--- Begin Entries ---

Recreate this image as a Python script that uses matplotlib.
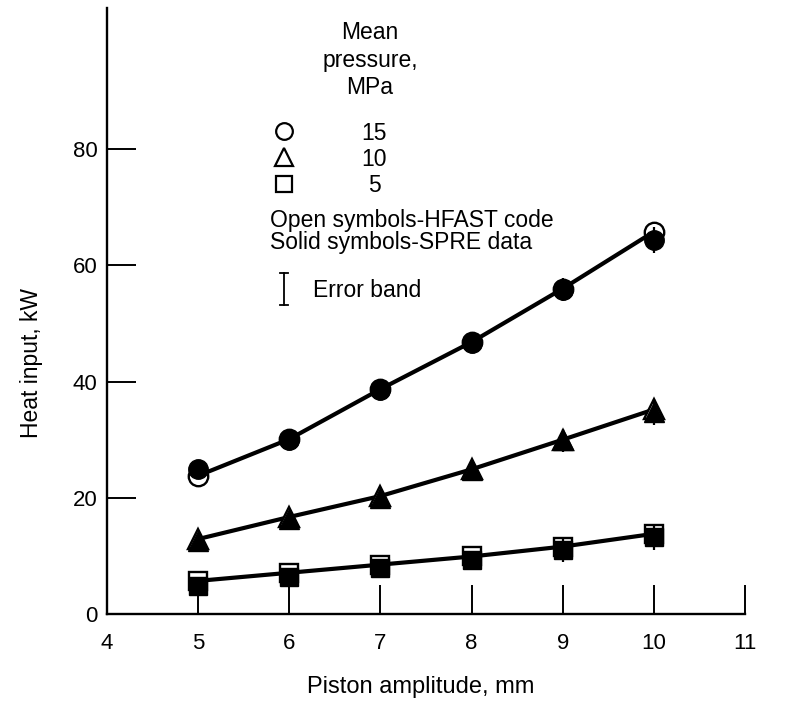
import matplotlib.pyplot as plt
from matplotlib.lines import Line2D

plt.rcParams["font.family"] = ["Liberation Sans", "DejaVu Sans"]

# piston amplitude, mm
amplitude = [5, 6, 7, 8, 9, 10]

# HFAST code (open symbols, the line follows these)
hfast_15 = [23.8, 30.1, 38.7, 46.8, 56.0, 65.8]
hfast_10 = [12.9, 16.7, 20.3, 24.9, 30.0, 35.2]
hfast_5 = [5.7, 7.1, 8.5, 9.9, 11.6, 13.8]

# SPRE data (solid symbols)
spre_15 = [24.9, 29.9, 38.6, 46.6, 55.8, 64.4]
spre_10 = [12.6, 16.4, 20.0, 24.8, 29.9, 34.8]
spre_5 = [4.8, 6.3, 7.9, 9.3, 11.0, 13.2]
spre_err = [1.0, 1.0, 1.2, 1.4, 2.0, 2.2]

x_ticks = [4, 5, 6, 7, 8, 9, 10, 11]
y_ticks = [0, 20, 40, 60, 80]

W, H = 794, 703


def fx(px):
    return px / W


def fy(py):
    return 1 - py / H


fig = plt.figure(figsize=(W / 100, H / 100), dpi=100)
ax = fig.add_axes([fx(107), fy(614), (745 - 107) / W, (614 - 8) / H])

series = [
    (hfast_15, spre_15, "o", 14),
    (hfast_10, spre_10, "^", 15),
    (hfast_5, spre_5, "s", 13.5),
]
for hfast, spre, marker, ms in series:
    ax.plot(amplitude, hfast, color="black", lw=3.0, zorder=2)
    ax.plot(amplitude, hfast, ls="none", marker=marker, ms=ms,
            mfc="white", mec="black", mew=1.7, zorder=3)
    ax.errorbar(amplitude, spre, yerr=spre_err, fmt=marker, ms=ms,
                color="black", mfc="black", mec="black", ecolor="black",
                elinewidth=1.6, capsize=0, zorder=4)

ax.set_xlim(4, 11)
ax.set_ylim(0, 104.3)
ax.set_xticks(x_ticks)
ax.set_yticks(y_ticks)
ax.tick_params(axis="both", direction="in", length=21, width=1.4,
               labelsize=16, color="black")
ax.tick_params(axis="x", pad=14)
ax.tick_params(axis="y", pad=7)
for side in ["top", "right"]:
    ax.spines[side].set_visible(False)
for side in ["left", "bottom"]:
    ax.spines[side].set_linewidth(1.7)

ax.set_xlabel("Piston amplitude, mm", fontsize=17)
ax.xaxis.set_label_coords((421 - 107) / 638, -(676 - 614) / 606)
ax.set_ylabel("Heat input, kW", fontsize=16.5)
ax.yaxis.set_label_coords((43 - 107) / 638, (614 - 363) / 606)

# legend block, drawn in figure pixels
fig.text(fx(370), fy(60), "Mean\npressure,\nMPa", ha="center", va="center",
         fontsize=16.5, linespacing=1.25)
legend_rows = [("o", 12, "15", 133), ("^", 13, "10", 159), ("s", 12, "5", 186)]
for marker, ms, label, py in legend_rows:
    fig.add_artist(Line2D([fx(284)], [fy(py - 2)], marker=marker, ms=ms,
                          mfc="white", mec="black", mew=1.6,
                          transform=fig.transFigure))
    fig.text(fx(374), fy(py), label, ha="center", va="center", fontsize=16.5)

fig.text(fx(270), fy(220), "Open symbols-HFAST code", ha="left",
         va="center", fontsize=16.5)
fig.text(fx(270), fy(242), "Solid symbols-SPRE data", ha="left",
         va="center", fontsize=16.5)

# error band symbol
fig.add_artist(Line2D([fx(284), fx(284)], [fy(273), fy(305)], color="black",
                      lw=1.3, transform=fig.transFigure))
for py in (273, 305):
    fig.add_artist(Line2D([fx(280), fx(288)], [fy(py), fy(py)], color="black",
                          lw=1.3, transform=fig.transFigure))
fig.text(fx(313), fy(290), "Error band", ha="left", va="center", fontsize=16.5)

fig.savefig("out.png", dpi=100)
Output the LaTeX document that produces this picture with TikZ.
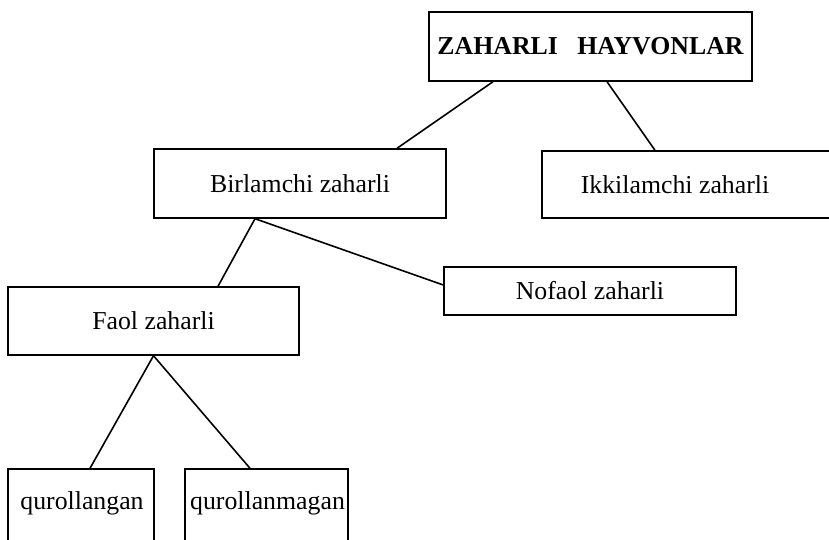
\documentclass[tikz,border=0pt]{standalone}
\usepackage{fontspec}
\setmainfont{Liberation Serif}
\usetikzlibrary{positioning}
\begin{document}
\begin{tikzpicture}[x=1pt,y=-1pt,
  box/.style={draw, line width=1.4pt, inner sep=0pt, rectangle},
  lbl/.style={inner sep=0pt, font=\fontsize{25.8}{30}\selectfont},
  link/.style={line width=1.6pt}]
\useasboundingbox (0,0) rectangle (829,539);
\clip (0,0) rectangle (829,539);
\fill[white] (0,0) rectangle (829,539);
% boxes
\node[box, minimum width=323pt, minimum height=69pt, font=\fontsize{25.8}{30}\selectfont\bfseries] (Z) at (590.5,46.5) {ZAHARLI\ \ \ HAYVONLAR};
\node[box, minimum width=292pt, minimum height=69pt, font=\fontsize{25.8}{30}\selectfont] (B) at (300,183.5) {Birlamchi zaharli};
\node[box, minimum width=300pt, minimum height=67pt] (I) at (692,184.5) {};
\node[lbl] (It) at (675,184.5) {Ikkilamchi zaharli};
\node[box, minimum width=292pt, minimum height=48pt, font=\fontsize{25.8}{30}\selectfont] (N) at (590,291) {Nofaol zaharli};
\node[box, minimum width=291pt, minimum height=68pt, font=\fontsize{25.8}{30}\selectfont] (F) at (153.5,321) {Faol zaharli};
\node[box, minimum width=146pt, minimum height=100pt] (Q1) at (81,519) {};
\node[lbl] (Q1t) at (82,503) {qurollangan};
\node[box, minimum width=163pt, minimum height=100pt] (Q2) at (266.5,519) {};
\node[lbl] (Q2t) at (267.5,503) {qurollanmagan};
% connectors
\draw[link] ([xshift=-97.5pt]Z.south) -- ([xshift=97pt]B.north);
\draw[link] ([xshift=16.5pt]Z.south) -- ([xshift=-37pt]I.north);
\draw[link] ([xshift=-45pt]B.south) -- ([xshift=64.5pt]F.north);
\draw[link] ([xshift=-45pt]B.south) -- ([yshift=6pt]N.west);
\draw[link] (F.south) -- ([xshift=9pt]Q1.north);
\draw[link] (F.south) -- ([xshift=-16.5pt]Q2.north);
\end{tikzpicture}
\end{document}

--- End Entries ---

> Challenge
Without the pictures, please reproduce each line of the listing above exactly, from the first one through the line bearing "amplitude = [5, 6, 7, 8, 9, 10]".

> Exercise result
Recreate this image as a Python script that uses matplotlib.
import matplotlib.pyplot as plt
from matplotlib.lines import Line2D

plt.rcParams["font.family"] = ["Liberation Sans", "DejaVu Sans"]

# piston amplitude, mm
amplitude = [5, 6, 7, 8, 9, 10]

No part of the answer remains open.